A lone speaker on a dark stage. Audio clips. Animations projected on a large screen. Accompanying music performed live by on-stage musicians.
That’s the formula of Pop-Up Magazine, an experimental form of narrative media that made its first appearance in San Diego Monday night at The Observatory North Park. Imagine a magazine essay, except that the writer is reading it to you from behind a lectern. Instead of a single graphic, animations appear on the screen behind her, illustrating the story as it unfolds. Audio snippets at times aid in giving brio to the piece. And live music—in this case performed by the excellent four-person Magik*Magik Orchestra, headed by Minna Choi—lends a cinematic drama.
The performative magazine is a sister to the paper-and-ink California Sunday Magazine. Some of the pieces performed were torn straight from the bimonthly publication’s October “Escape” issue. But most of the 10 pieces were revealed for the first time on the magazine’s current tour, which has already made stops in San Francisco and Oakland. Over the next few weeks it will also land in Los Angeles, Vancouver, Washington, New York, and Chicago.
The “escape” theme was loosely defined, interpreted through a diverse array of stories on topics of immigration, travel, out of body experiences, and a jailbreak. The audience heard first-person and reported accounts, both light and somber. Among them were stories of what it’s like to become a meme (by comedian Chris Duffy), the travails of a cow named Betsy who liberated herself (by reporter Clio Chang), and the decades-long journey of a fugitive from justice who made good (by Waymond Hall).

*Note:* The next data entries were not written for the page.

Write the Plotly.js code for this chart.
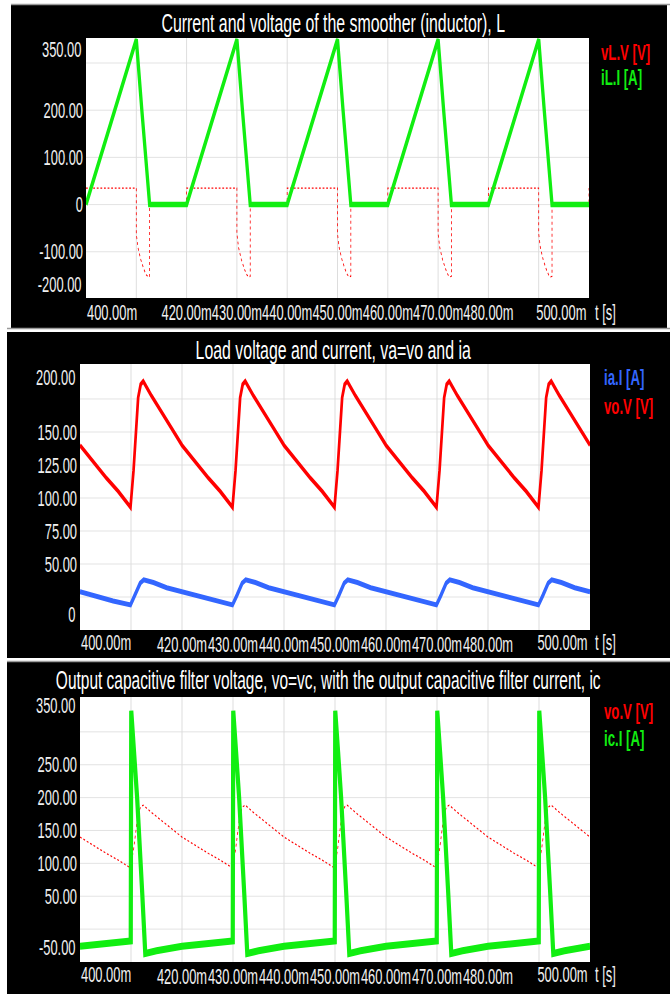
<!DOCTYPE html>
<html>
<head>
<meta charset="utf-8">
<script src="https://cdn.plot.ly/plotly-3.0.1.min.js"></script>
<style>
html,body{margin:0;padding:0;overflow:hidden;background:#fff;}
#wrap{width:670px;height:994px;overflow:hidden;position:relative;}
#chart{width:1117px;height:994px;transform:scaleX(0.59982);transform-origin:0 0;}
</style>
</head>
<body>
<div id="wrap"><div id="chart"></div></div>
<script>
// ---------- data (time in ms) ----------
const tIL = [400,410,411.1,412.65,420,430,431.1,432.65,440,450,451.1,452.65,460,470,471.1,472.65,480,490,491.1,492.65,500];
const iL  = [0,350,200,0,0,350,200,0,0,350,200,0,0,350,200,0,0,350,200,0,0];

const tVL = [400,410,410,410.33,410.87,411.5,411.97,412.37,412.65,412.65,420,
             420,430,430,430.33,430.87,431.5,431.97,432.37,432.65,432.65,440,
             440,450,450,450.33,450.87,451.5,451.97,452.37,452.65,452.65,460,
             460,470,470,470.33,470.87,471.5,471.97,472.37,472.65,472.65,480,
             480,490,490,490.33,490.87,491.5,491.97,492.37,492.65,492.65,500,500];
const vL  = [35,35,-62,-91,-116,-137,-149,-153,-152,0,0,
             35,35,-62,-91,-116,-137,-149,-153,-152,0,0,
             35,35,-62,-91,-116,-137,-149,-153,-152,0,0,
             35,35,-62,-91,-116,-137,-149,-153,-152,0,0,
             35,35,-62,-91,-116,-137,-149,-153,-152,0,0,35];

const tVo = [400,402.6,405.2,407.5,409.9,410.5,411,411.4,411.9,412.4,414,416,418,
             420,422.6,425.2,427.5,429.9,430.5,431,431.4,431.9,432.4,434,436,438,
             440,442.6,445.2,447.5,449.9,450.5,451,451.4,451.9,452.4,454,456,458,
             460,462.6,465.2,467.5,469.9,470.5,471,471.4,471.9,472.4,474,476,478,
             480,482.6,485.2,487.5,489.9,490.5,491,491.4,491.9,492.4,494,496,498,500];
const vo  = [140,127,115,105,93,121,154,176,186,188.5,177.5,164.5,152.5,
             140,127,115,105,93,121,154,176,186,188.5,177.5,164.5,152.5,
             140,127,115,105,93,121,154,176,186,188.5,177.5,164.5,152.5,
             140,127,115,105,93,121,154,176,186,188.5,177.5,164.5,152.5,
             140,127,115,105,93,121,154,176,186,188.5,177.5,164.5,152.5,140];

const tIa = [400,403.3,406.5,409.9,410.8,411.8,412.5,414.4,417,
             420,423.3,426.5,429.9,430.8,431.8,432.5,434.4,437,
             440,443.3,446.5,449.9,450.8,451.8,452.5,454.4,457,
             460,463.3,466.5,469.9,470.8,471.8,472.5,474.4,477,
             480,483.3,486.5,489.9,490.8,491.8,492.5,494.4,497,500];
const ia  = [29,25,22,19,26.5,35.5,38,36,32,
             29,25,22,19,26.5,35.5,38,36,32,
             29,25,22,19,26.5,35.5,38,36,32,
             29,25,22,19,26.5,35.5,38,36,32,
             29,25,22,19,26.5,35.5,38,36,32,29];

const tIc = [400,409.95,410.05,410.6,411.2,412.2,412.8,415,417.5,
             420,429.95,430.05,430.6,431.2,432.2,432.8,435,437.5,
             440,449.95,450.05,450.6,451.2,452.2,452.8,455,457.5,
             460,469.95,470.05,470.6,471.2,472.2,472.8,475,477.5,
             480,489.95,490.05,490.6,491.2,492.2,492.8,495,497.5,500];
const ic  = [-26,-18,332,270,200,55,-37,-33,-29.5,
             -26,-18,332,270,200,55,-37,-33,-29.5,
             -26,-18,332,270,200,55,-37,-33,-29.5,
             -26,-18,332,270,200,55,-37,-33,-29.5,
             -26,-18,332,270,200,55,-37,-33,-29.5,-26];

// ---------- tick labels ----------
const xTickVals = [410,420,430,440,450,460,470,480,490];
const xTickText = ['','420.00m','430.00m','440.00m','450.00m','460.00m','470.00m','480.00m',''];
const xEdgeText = ['400.00m','500.00m','t [s]'];

const y1TickVals = [300,200,100,0,-100];
const y1TickText = ['','200.00','100.00','0','-100.00'];
const y1Edge = ['350.00','-200.00'];
const y2TickVals = [175,150,125,100,75,50,25];
const y2TickText = ['','150.00','125.00','100.00','75.00','50.00',''];
const y2Edge = ['200.00','0'];
const y3TickVals = [300,250,200,150,100,50,0];
const y3TickText = ['','250.00','200.00','150.00','100.00','50.00',''];
const y3Edge = ['350.00','-50.00'];

const titles = ['Current and voltage of the smoother (inductor), L',
                'Load voltage and current, va=vo and ia',
                'Output capacitive filter voltage, vo=vc, with the output capacitive filter current, ic'];
const legend1 = ['vL.V [V]','iL.I [A]'];
const legend2 = ['ia.I [A]','vo.V [V]'];
const legend3 = ['vo.V [V]','ic.I [A]'];

// ---------- styling ----------
const W = 670, H = 994;
const FONT = 'Liberation Sans, Arial, sans-serif';
const RED = '#ff0000', GREEN = '#11ee11', BLUE = '#3366ff', LBL = '#f0f0f0';
const TF = 21.5;
const px = v => v / W;
const py = v => 1 - v / H;

const traces = [
  {x:tVL, y:vL, xaxis:'x', yaxis:'y', mode:'lines', line:{color:RED, width:1.3, dash:'dot'}},
  {x:tIL, y:iL, xaxis:'x', yaxis:'y', mode:'lines', line:{color:GREEN, width:5.5}},
  {x:tIa, y:ia, xaxis:'x2', yaxis:'y2', mode:'lines', line:{color:BLUE, width:5}},
  {x:tVo, y:vo, xaxis:'x2', yaxis:'y2', mode:'lines', line:{color:RED, width:4.5}},
  {x:tVo, y:vo, xaxis:'x3', yaxis:'y3', mode:'lines', line:{color:RED, width:1.3, dash:'dot'}},
  {x:tIc, y:ic, xaxis:'x3', yaxis:'y3', mode:'lines', line:{color:GREEN, width:7}}
];

function xax(dom, anchor){
  return {domain:dom, range:[400,500], anchor:anchor, tickmode:'array', tickvals:xTickVals, ticktext:xTickText,
    tickangle:0, ticks:'', showgrid:true, gridcolor:'#dcdcdc', gridwidth:1.6, zeroline:false, showline:false,
    tickfont:{family:FONT, size:TF, color:LBL}, fixedrange:true};
}
function yax(dom, range, vals, text, anchor){
  return {domain:dom, range:range, anchor:anchor, tickmode:'array', tickvals:vals, ticktext:text,
    ticks:'', showgrid:true, gridcolor:'#dcdcdc', gridwidth:1, zeroline:false, showline:false,
    ticklabelstandoff:4, tickfont:{family:FONT, size:TF, color:LBL}, fixedrange:true};
}

const P = [
  {l:86, r:589, t:38, b:298},
  {l:80, r:590, t:364, b:630},
  {l:80, r:590, t:697, b:962}
];

const ann = [];
function txt(text, x, y, xa, size, color, bold){
  ann.push({text: bold ? '<b>'+text+'</b>' : text, x:x, y:y, xref:'paper', yref:'paper', xanchor:xa, yanchor:'middle',
    showarrow:false, font:{family:FONT, size:size, color:color}});
}
// titles
txt(titles[0], px(333), py(23), 'center', 26.5, '#ffffff');
txt(titles[1], px(333), py(350), 'center', 26.5, '#ffffff');
txt(titles[2], px(328), py(680), 'center', 25.8, '#ffffff');
// legends
txt(legend1[0], px(600), py(52), 'left', 22, RED, true);
txt(legend1[1], px(600), py(78), 'left', 22, GREEN, true);
txt(legend2[0], px(603), py(377), 'left', 22, BLUE, true);
txt(legend2[1], px(603), py(406), 'left', 22, RED, true);
txt(legend3[0], px(603), py(711), 'left', 22, RED, true);
txt(legend3[1], px(603), py(738), 'left', 22, GREEN, true);
// x edge labels
const xLblY = [313, 643, 975];
P.forEach((p,i)=>{
  txt(xEdgeText[0], px(p.l), py(xLblY[i]), 'left', TF, LBL);
  txt(xEdgeText[1], px(p.r - 1), py(xLblY[i]), 'right', TF, LBL);
  txt(xEdgeText[2], px(594), py(xLblY[i]), 'left', TF, LBL);
});
// y edge labels
txt(y1Edge[0], px(83), py(50), 'right', TF, LBL);
txt(y1Edge[1], px(83), py(285), 'right', TF, LBL);
txt(y2Edge[0], px(76.5), py(378), 'right', TF, LBL);
txt(y2Edge[1], px(76.5), py(615), 'right', TF, LBL);
txt(y3Edge[0], px(77), py(706), 'right', TF, LBL);
txt(y3Edge[1], px(77), py(948), 'right', TF, LBL);

// white frame strips between the black panels
const strips = [
  [0,0,670,4],[0,0,11,330],[667,0,670,330],[0,328,670,332],[0,330,7,994],[0,658,670,662]
];
const shapes = strips.map(s=>({type:'rect', xref:'paper', yref:'paper', x0:px(s[0]), x1:px(s[2]), y0:py(s[3]), y1:py(s[1]),
  fillcolor:'#ffffff', line:{width:0}, layer:'above'}));
[4.5, 328.5, 661.5].forEach(y=>shapes.push({type:'line', xref:'paper', yref:'paper', x0:px(y<10?11:7), x1:1, y0:py(y), y1:py(y),
  line:{color:'#9a9a9a', width:1.5}, layer:'above'}));

const layout = {
  width:1117, height:994, margin:{l:0,r:0,t:0,b:0}, paper_bgcolor:'#000000', plot_bgcolor:'#ffffff',
  showlegend:false, hovermode:false,
  xaxis: xax([px(P[0].l), px(P[0].r)], 'y'),
  yaxis: yax([py(P[0].b), py(P[0].t)], [-198,353], y1TickVals, y1TickText, 'x'),
  xaxis2: xax([px(P[1].l), px(P[1].r)], 'y2'),
  yaxis2: yax([py(P[1].b), py(P[1].t)], [0,201.5], y2TickVals, y2TickText, 'x2'),
  xaxis3: xax([px(P[2].l), px(P[2].r)], 'y3'),
  yaxis3: yax([py(P[2].b), py(P[2].t)], [-50,353], y3TickVals, y3TickText, 'x3'),
  annotations: ann,
  shapes: shapes
};

Plotly.newPlot('chart', traces, layout, {displayModeBar:false, staticPlot:true});
</script>
</body>
</html>
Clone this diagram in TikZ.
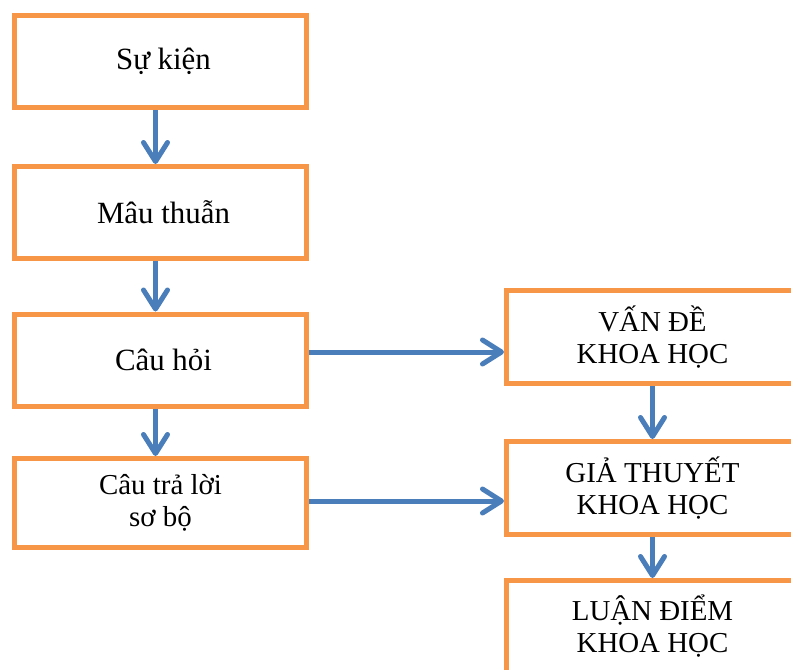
\documentclass[tikz,border=0pt]{standalone}
\usepackage{fontspec}
\setmainfont{Liberation Serif}
\usetikzlibrary{arrows.meta}
\definecolor{boxorange}{HTML}{F79646}
\definecolor{flowblue}{HTML}{4A7EBB}
\begin{document}
\begin{tikzpicture}[x=1bp,y=-1bp,
	box/.style={draw=boxorange,line width=5bp,minimum width=292bp,minimum height=92bp,
		inner sep=0pt,align=center,font=\fontsize{31}{34}\selectfont},
	twoline/.style={font=\fontsize{29}{32}\selectfont},
	flow/.style={draw=flowblue,line width=5bp,-{Straight Barb[length=19bp,width=24bp,round]}}]
	\useasboundingbox (0,0) rectangle (791,670);
	\clip (0,0) rectangle (791,670);
	% left column
	\node[box] (b1) at (160.5,61.5) {\hspace{6bp}Sự kiện};
	\node[box] (b2) at (160.5,212.5) {\hspace{6bp}Mâu thuẫn};
	\node[box] (b3) at (160.5,360) {\hspace{6bp}Câu hỏi};
	\node[box,twoline,minimum height=89bp] (b4) at (160.5,503) {Câu trả lời\\sơ bộ};
	% right column
	\node[box,twoline,minimum height=93bp] (r1) at (652.5,337) {VẤN ĐỀ\\KHOA HỌC};
	\node[box,twoline,minimum height=93bp] (r2) at (652.5,488) {GIẢ THUYẾT\\KHOA HỌC};
	\node[box,twoline] (r3) at (652.5,626.5) {LUẬN ĐIỂM\\KHOA HỌC};
	% arrows
	\draw[flow] ([xshift=-5bp]b1.south) -- ([xshift=-5bp]b2.north);
	\draw[flow] ([xshift=-5bp]b2.south) -- ([xshift=-5bp]b3.north);
	\draw[flow] ([xshift=-5bp]b3.south) -- ([xshift=-5bp]b4.north);
	\coordinate (h1) at ([yshift=8bp]b3.east);
	\coordinate (h2) at ([yshift=2bp]b4.east);
	\draw[flow] (h1) -- (h1 -| r1.west);
	\draw[flow] (h2) -- (h2 -| r2.west);
	\draw[flow] (r1.south) -- (r2.north);
	\draw[flow] (r2.south) -- (r3.north);
\end{tikzpicture}
\end{document}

Like in the print magazine, the focus seemed to be on narratives—page-turning stories that draw in readers from the first to last word. The stories may only deliver social or political commentary when it serves the story, though, not the other way around. (Stories didn’t seem to suffer from the journalistic imperative of answering the question: What’s the point?) The featured pieces were compelling but stopped short of sparking much controversy, which doesn’t disappoint given that the execution of performer, animation, and musical accompaniment is so seductive. The absence of a host (apart from a duo who gave a brief introduction to the show) lends the stories the uninterrupted flow of paging through a magazine in quiet solitude.
Pop-Up Magazine was founded in San Francisco in 2009 by a small group that included Douglas McGray, now editor of the print magazine, and has toured since 2014. With three tours a year, the shows bring in more than 35,000 audience members annually. As grabbing readers becomes ever tougher, journalism and storytelling are increasingly being reimagined, curated and presented on stage in various ways, a la The New Yorker Festival, OZY Fest, The Moth, and The Atlantic Festival (where Pop-Up Magazine is popping up this month). You might even include TED Talks in the category.
Staying true to magazine form, there were ads—three of them, each given the same dramatic treatment as the articles, presented like another bit of content in the night’s program (albeit less thought-provoking) rather than an interruption.
Ticket prices vary with the venue, but generally start at $39.